In March 2024, Oduwaiye was announced as a subject of a Channel 4 documentary detailing athletes in the run-up to the 2024 Olympic Games, along with other athletes and para-athletes such as Keely Hodgkinson, Hannah Cockroft and Jake Wightman. She finished 5th in the shot put and 8th in the discus throw at the 2024 Summer Paralympics.

On 3 August 2025, Oduwaiye won the national para discus title at the 2025 UK Athletics Championships in Birmingham. In October 2025, she competed at the 2025 World Para Athletics Championships and won the bronze medal in the F44 shot put event, with a personal best throw of 12.11 metres.

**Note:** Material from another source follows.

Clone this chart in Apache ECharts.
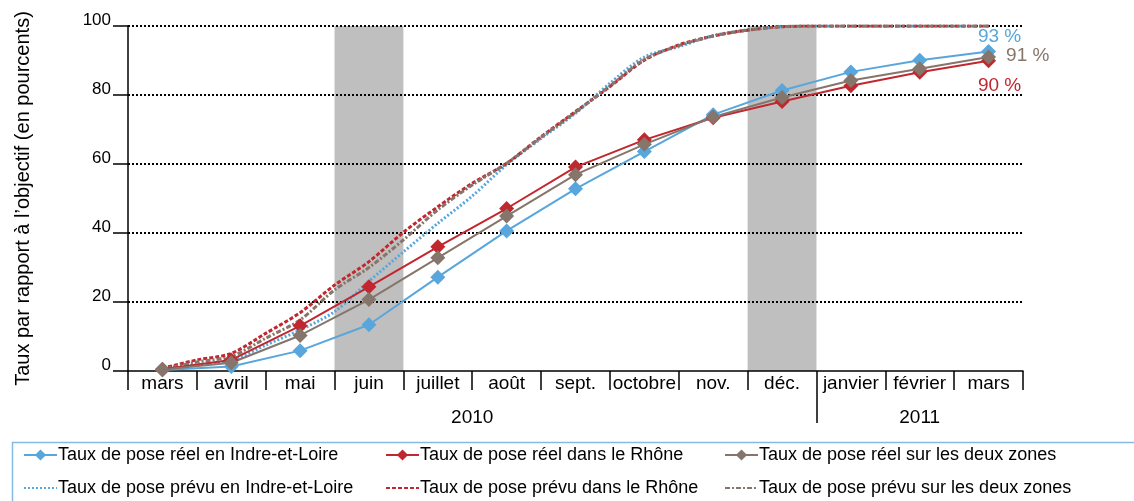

At the 2026 British Universities and Colleges Sport (BUCS) Outdoor Championships Oduwaiye won the ambulant women’s (1 kg) discus with a throw of 36.75m and the ambulant women’s shot put (4 kg) with 11.26m. Oduwaiye won the silver medal representing Wales in the F44 discus throw at the 2026 Commonwealth Games after throwing a Games' Record in the first round before being ultimately usurped at the top of the leaderboard by defending champion Goodness Nwachukwu throwing a new world record.